13. In considered opinion of this Court, the opportunity of hearing at the appellate stage cannot be accepted as substitute for hearing in the original proceedings. If the person is entitled for opportunity of hearing at the initial stage of adjudication then, the violation thereof shall render the order null and void. Moreover, in the instant case, as noticed above, a serious prejudice has been caused to the petitioners on account of denial of opportunity of hearing to them. In this view of the matter, the orders impugned passed by the RAA and the Board of Revenue ignoring this aspect of the matter are not sustainable in eye of law.
14. Coming to the finding arrived at by the Board of Revenue that the allotment was obtained by the petitioners by committing fraud, it is to be noticed that there is not even an iota of evidence on the basis of which such an inference can be drawn.

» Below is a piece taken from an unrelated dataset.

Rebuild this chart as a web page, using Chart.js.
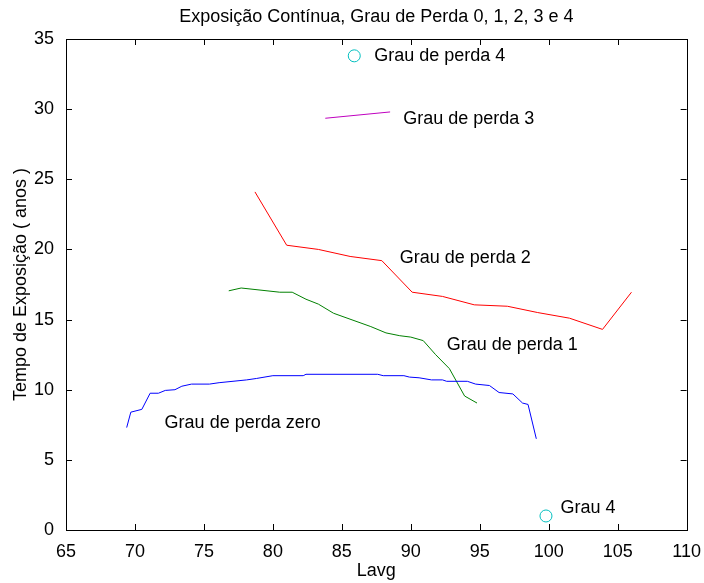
<!DOCTYPE html>
<html>
<head>
<meta charset="utf-8">
<script src="https://cdn.jsdelivr.net/npm/chart.js@4/dist/chart.umd.min.js"></script>
<style>
  html, body { margin: 0; padding: 0; background: #fff; }
  #wrap { width: 704px; height: 583px; }
</style>
</head>
<body>
<div id="wrap"><canvas id="c" width="704" height="583"></canvas></div>
<script>
// curvas (Lavg, anos)
const grau0X = [69.4, 69.7, 70.5, 71.1, 71.7, 72.2, 72.9, 73.4, 74.1, 75.4, 76.1, 78.1, 78.8, 80.0, 82.2, 82.4, 87.6, 88.0, 89.5, 89.9, 90.6, 91.5, 92.3, 92.6, 94.1, 94.7, 95.7, 96.4, 97.4, 98.1, 98.5, 99.1];
const grau0Y = [7.3, 8.4, 8.6, 9.75, 9.75, 9.95, 10.0, 10.25, 10.4, 10.4, 10.5, 10.7, 10.8, 11.0, 11.0, 11.1, 11.1, 11.0, 11.0, 10.9, 10.85, 10.7, 10.7, 10.6, 10.6, 10.4, 10.3, 9.8, 9.7, 9.05, 8.95, 6.5];

const grau1X = [76.8, 77.7, 80.5, 81.4, 82.4, 83.3, 84.4, 87.1, 88.2, 89.2, 90.0, 90.9, 91.8, 92.8, 93.9, 94.8];
const grau1Y = [17.05, 17.25, 16.95, 16.95, 16.45, 16.1, 15.45, 14.5, 14.05, 13.85, 13.75, 13.5, 12.5, 11.5, 9.55, 9.05];

const grau2X = [78.7, 81.0, 83.3, 85.6, 87.9, 90.1, 92.3, 94.6, 97.0, 99.2, 101.5, 103.9, 106.0];
const grau2Y = [24.1, 20.3, 20.0, 19.5, 19.2, 16.95, 16.65, 16.05, 15.95, 15.5, 15.1, 14.3, 16.95];

const grau3X = [83.8, 88.5];
const grau3Y = [29.35, 29.8];

const grau4X = [85.9, 99.8];
const grau4Y = [33.8, 1.0];

const xTicks = [65, 70, 75, 80, 85, 90, 95, 100, 105, 110];
const yTicks = [0, 5, 10, 15, 20, 25, 30, 35];

// textos no gráfico (canto esquerdo, em coordenadas dos dados)
const labelTexts = ['Grau de perda zero', 'Grau de perda 1', 'Grau de perda 2', 'Grau de perda 3', 'Grau de perda 4', 'Grau 4'];
const labelX = [72.15, 92.6, 89.2, 89.45, 87.35, 100.85];
const labelY = [7.6, 13.2, 19.4, 29.3, 33.8, 1.55];

const FONT = '"Liberation Sans", Arial, sans-serif';
const FSIZE = 18;

function pts(xs, ys) {
  return xs.map((x, i) => ({ x: x, y: ys[i] }));
}

function lineSet(xs, ys, color) {
  return {
    data: pts(xs, ys),
    showLine: true,
    borderColor: color,
    borderWidth: 1,
    pointRadius: 0,
    pointHoverRadius: 0,
    fill: false
  };
}

// moldura, marcas para dentro, título e textos
const matlabLook = {
  id: 'matlabLook',
  afterDraw(chart) {
    const ctx = chart.ctx;
    const a = chart.chartArea;
    const sx = chart.scales.x, sy = chart.scales.y;
    ctx.save();
    ctx.strokeStyle = '#000';
    ctx.lineWidth = 1;
    ctx.beginPath();
    xTicks.forEach(v => {
      const p = Math.round(sx.getPixelForValue(v)) + 0.5;
      ctx.moveTo(p, a.bottom); ctx.lineTo(p, a.bottom - 6);
      ctx.moveTo(p, a.top); ctx.lineTo(p, a.top + 6);
    });
    yTicks.forEach(v => {
      const p = Math.round(sy.getPixelForValue(v)) + 0.5;
      ctx.moveTo(a.left, p); ctx.lineTo(a.left + 6, p);
      ctx.moveTo(a.right, p); ctx.lineTo(a.right - 6, p);
    });
    ctx.stroke();
    ctx.strokeRect(Math.round(a.left) + 0.5, Math.round(a.top) + 0.5,
      Math.round(a.right - a.left), Math.round(a.bottom - a.top));

    ctx.fillStyle = '#000';
    ctx.font = FSIZE + 'px ' + FONT;
    ctx.textAlign = 'center';
    ctx.textBaseline = 'middle';
    ctx.fillText('Exposição Contínua, Grau de Perda 0, 1, 2, 3 e 4', (a.left + a.right) / 2, 17);

    ctx.textAlign = 'left';
    labelTexts.forEach((t, i) => {
      ctx.fillText(t, sx.getPixelForValue(labelX[i]), sy.getPixelForValue(labelY[i]));
    });
    ctx.restore();
  }
};

new Chart(document.getElementById('c'), {
  type: 'scatter',
  data: {
    datasets: [
      lineSet(grau0X, grau0Y, '#0000ff'),
      lineSet(grau1X, grau1Y, '#008000'),
      lineSet(grau2X, grau2Y, '#ff0000'),
      lineSet(grau3X, grau3Y, '#bf00bf'),
      {
        data: pts(grau4X, grau4Y),
        showLine: false,
        pointStyle: 'circle',
        pointRadius: 6,
        pointHoverRadius: 6,
        borderColor: '#00bfbf',
        backgroundColor: 'rgba(0,0,0,0)',
        borderWidth: 1
      }
    ]
  },
  options: {
    responsive: false,
    animation: false,
    layout: { padding: { left: 0, right: 17, top: 39, bottom: 0 } },
    plugins: {
      legend: { display: false },
      title: { display: false },
      tooltip: { enabled: false }
    },
    scales: {
      x: {
        type: 'linear',
        min: 65, max: 110,
        grid: { display: false },
        border: { display: false },
        afterFit: s => { s.height = 53; },
        afterBuildTicks: s => { s.ticks = xTicks.map(v => ({ value: v })); },
        ticks: { color: '#000', font: { family: FONT, size: FSIZE }, padding: 3, maxRotation: 0 },
        title: { display: true, text: 'Lavg', color: '#000', font: { family: FONT, size: FSIZE }, padding: { top: 0, bottom: 1 } }
      },
      y: {
        type: 'linear',
        min: 0, max: 35,
        grid: { display: false },
        border: { display: false },
        afterFit: s => { s.width = 66; },
        afterBuildTicks: s => { s.ticks = yTicks.map(v => ({ value: v })); },
        ticks: { color: '#000', font: { family: FONT, size: FSIZE }, padding: 4 },
        title: { display: true, text: 'Tempo de Exposição ( anos )', color: '#000', font: { family: FONT, size: FSIZE }, padding: { top: 10, bottom: 0 } }
      }
    }
  },
  plugins: [matlabLook]
});
</script>
</body>
</html>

Suffice it to say that the finding recorded by the Board of Revenue as aforesaid is only its ipse dixit which cannot be countenanced by this Court.
15. In view of the discussion above, the orders impugned are not sustainable in eye of law and deserve to be quashed and set aside and the matter deserve to be remanded to the competent authority for decision afresh.
16. Accordingly, the writ petitions are allowed. The orders impugned dt. 28.04.1997 passed by the Board of Revenue, order dt. 16.09.1994 passed by the Revenue Appellate Authority, Bikaner and order dt. 19.12.1988 passed by the Assistant Commissioner Colonisation, IGNP, Chhattargarh are quashed and set aside. It is submitted by the learned Counsel for the parties that presently, Sub Divisional Officer, Khajuwala is authority competent to decide the matter, accordingly, the matter is remanded to the Sub Divisional Officer, Khajuwala for decision afresh after giving opportunity of hearing to both the parties. No order as to costs.